Il y a un an, en octobre 2022, la Renfe avait indiqué être en négociation exclusive avec MSC, Maersk et CMA CGM, alors qu’une trentaine de sociétés ont participé à l’appel d’offres.
Medlog sélectionné
C’est finalement MSC, via Medlog, qui s’impose. La filiale de commission de transport du groupe de la famille Aponte (12 MEVP par an transportés), est déjà présent dans le fret ferroviaire avec Medway. La branche ferroviaire est l’héritière de la division cargo des chemins de fer portugais (CP Carga) que MSC avait acquise en 2016.
Après s’est polarisé sur les trafics ibériques à partir des installations portuaires de Valence, Medway a développé plusieurs services réguliers à partir de l'Italie via Medway Italia, et en mars 2022, s’est aussi implantée à Anvers (Medway North Continent), où elle opère depuis le terminal MPET de MSC/PSA.
Un train d'avance
Si Maersk et MSC font actuellement beaucoup de bruit autour de la stratégie door-to-door, qui vise aller chercher les conteneurs loin dans les terres de façon à opérer un transport maritime en porte-à-porte, MSC fut l’un des premiers à développer des services ferroviaires en propre.
CMA CGM a mis un pied dans le rail plus récemment avec l’acquisition en juillet 2021 de Continental Rail, l'un des principaux opérateurs ferroviaires privés – avec traction – dans le transport de marchandises et de surcroît bien positionné dans le transport intermodal de conteneurs entre les principaux ports espagnols, qui représente le segment le plus dynamique du fret ferroviaire.
« Continental Rail constitue une nouvelle composante majeure dans le développement des activités terrestres du groupe, tant en termes commerciaux qu’opérationnels », avait alors commenté Christine Cabau-Woehrel, à la tête des actifs industriels et des opérations du groupe CMA CGM.
Maersk est aussi en mesure d'offrir un service ferroviaire mais n’assure pas la traction des convois. Le chinois Cosco opère, lui, via l’entreprise Logitren.
Deux grands projets ferroviaires européens
Pour rappel, deux grands projets ferroviaires sont concernés par les Réseaux transeuropéens de transport (RTE-T) : le Corridor atlantique et le Corridor méditerranéen.
Le projet le plus avancé est la partie espagnole du Corridor méditerranéen, entre la frontière avec la France et Algésiras (sud de l’Andalousie), soit 1 300 km.
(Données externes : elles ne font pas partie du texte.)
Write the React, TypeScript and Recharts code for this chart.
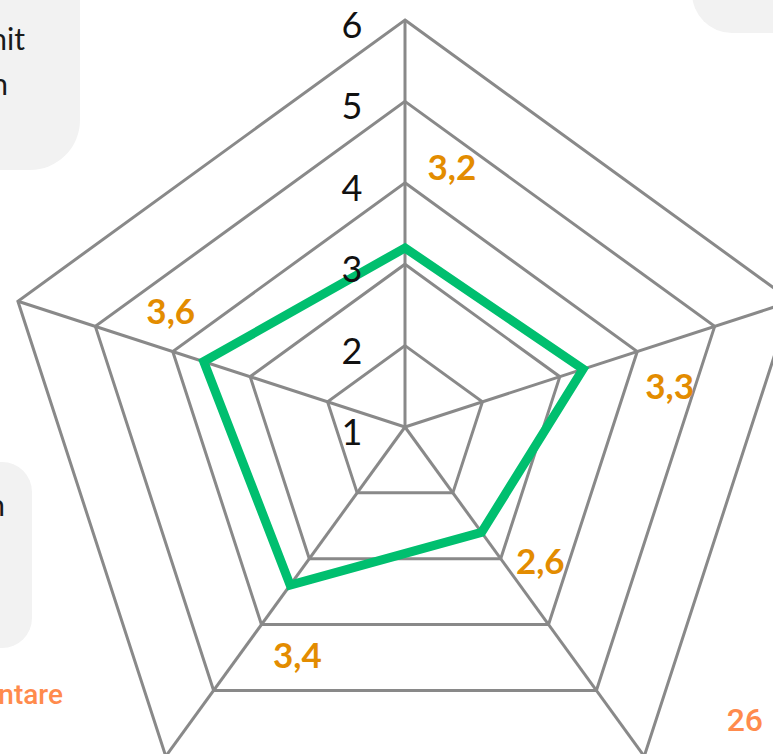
import React from 'react';
import { RadarChart, Radar, PolarGrid, PolarAngleAxis, PolarRadiusAxis } from 'recharts';

const categories = ['Criteriul 1', 'Criteriul 2', 'Criteriul 3', 'Criteriul 4', 'Criteriul 5'];
const scores = [3.2, 3.3, 2.6, 3.4, 3.6];
const radiusTicks = [1, 2, 3, 4, 5, 6];

const data = categories.map((name, i) => ({ name, value: scores[i] }));

const CX = 405;
const CY = 427;
const OUTER = 407;

const GREEN = '#00BF6F';
const GRID = '#898989';
const LABEL_ORANGE = '#E38C00';
const SLIDE_ORANGE = '#FF8B4D';
const FONT = 'Lato, "Open Sans", sans-serif';

// manual placement of the value labels: [distance from centre, angular shift in degrees]
const LABEL_PLACE: [number, number][] = [
  [265, 10.2],
  [268, 9.0],
  [190, -9.4],
  [251, -10.6],
  [262, 8.6],
];

const renderTick = (props: any) => {
  const { x, y, payload } = props;
  return (
    <text
      x={x - 53}
      y={y + 4}
      textAnchor="middle"
      dominantBaseline="central"
      fontFamily={FONT}
      fontSize={36}
      fill="#111"
    >
      {payload.value}
    </text>
  );
};

const renderValueLabel = (props: any) => {
  const vb = props.viewBox || {};
  const px = vb.x ?? props.x;
  const py = vb.y ?? props.y;
  const value = props.value;
  let i = props.index;
  if (i === undefined) i = scores.indexOf(value);
  const place = LABEL_PLACE[i] || [260, 0];
  const base = Math.atan2(CY - py, px - CX);
  const a = base - (place[1] * Math.PI) / 180;
  const x = CX + place[0] * Math.cos(a);
  const y = CY - place[0] * Math.sin(a);
  return (
    <text
      key={`lbl-${i}`}
      x={x}
      y={y}
      textAnchor="middle"
      dominantBaseline="central"
      fontFamily={FONT}
      fontWeight="bold"
      fontSize={35}
      fill={LABEL_ORANGE}
    >
      {Number(value).toFixed(1).replace('.', ',')}
    </text>
  );
};

const boxStyle: React.CSSProperties = { position: 'absolute', background: '#F2F2F2' };
const bodyText: React.CSSProperties = {
  position: 'absolute',
  fontFamily: FONT,
  fontSize: 30,
  color: '#1a1a1a',
  whiteSpace: 'nowrap',
  lineHeight: 1,
};
const slideText: React.CSSProperties = {
  position: 'absolute',
  fontFamily: 'Roboto, "Liberation Sans", Arial, sans-serif',
  fontWeight: 500,
  color: SLIDE_ORANGE,
  lineHeight: 1,
  whiteSpace: 'nowrap',
};

export default function App() {
  return (
    <div
      style={{
        position: 'fixed',
        left: 0,
        top: 0,
        width: 773,
        height: 754,
        overflow: 'hidden',
        background: '#fff',
      }}
    >
      <div style={{ ...boxStyle, left: -100, top: -100, width: 180, height: 270, borderRadius: 50 }} />
      <div style={{ ...boxStyle, left: 692, top: -100, width: 200, height: 133, borderRadius: 40 }} />
      <div style={{ ...boxStyle, left: -100, top: 462, width: 132, height: 186, borderRadius: 30 }} />

      <div style={{ ...bodyText, right: 748, top: 23 }}>nit</div>
      <div style={{ ...bodyText, right: 765, top: 68 }}>n</div>
      <div style={{ ...bodyText, right: 768, top: 489 }}>n</div>

      <div style={{ ...slideText, right: 710, top: 681, fontSize: 28 }}>ntare</div>
      <div style={{ ...slideText, right: 10, top: 704, fontSize: 32 }}>26</div>

      <div style={{ position: 'absolute', left: 0, top: 0 }}>
        <RadarChart width={773} height={754} data={data} cx={CX} cy={CY} outerRadius={OUTER} margin={{ top: 0, right: 0, bottom: 0, left: 0 }}>
          <PolarGrid gridType="polygon" stroke={GRID} strokeWidth={3} strokeOpacity={1} />
          <PolarAngleAxis dataKey="name" tick={false} tickLine={false} axisLine={false} />
          <PolarRadiusAxis
            angle={90}
            domain={[1, 6]}
            ticks={radiusTicks as any}
            tickCount={6}
            axisLine={false}
            tickLine={false}
            tick={renderTick}
          />
          <Radar
            dataKey="value"
            stroke={GREEN}
            strokeWidth={9}
            fill="none"
            fillOpacity={0}
            dot={false}
            isAnimationActive={false}
            label={renderValueLabel}
          />
        </RadarChart>
      </div>
    </div>
  );
}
L’objectif est de créer un axe ferroviaire à écartement standard UIC (1,435 m au lieu de la norme ibérique à 1,668 m) pour le trafic passagers et marchandises, électrifié et doté de la signalisation ERTMS. Plusieurs opérateurs (Renfe Renfe Mercancías, Captrain España et Transfesa) ont commandé à cet effet des locomotives Euro6000 pour pouvoir circuler sur l’axe UIC.
Une première étape a été franchie le 21 décembre 2010, avec l’ouverture d’une ligne UIC entre le port de Barcelone et Figueras, connectant ainsi l’Espagne au réseau français à grande vitesse via le tronçon international Figueras-Perpignan, géré par SNCF Réseau et son homologue espagnol, ADIF.
Les constructeurs automobiles, demandeurs
Depuis 2018, des contrats ont été adjugés à hauteur de 3,7 Md€ afin d’accélérer les travaux. S’ils avancent comme il est prévu, l’écartement standard pourrait être disponible jusqu’à Almeria en 2026. Les ports de Valence et Tarragone seront ainsi directement reliés au réseau ferroviaire européen.
Des chargeurs comme Volkswagen, qui est en train de construire une usine de production de batteries à Sagonte, près de Valence, se montrent demandeurs.
En mars dernier, Captrain España, une filiale de la SNCF, a annoncé le lancement d’un nouveau service de transport de véhicules pour le compte de Stellantis (deux rotations/mois) dans le cadre d’un partenariat avec Captrain France.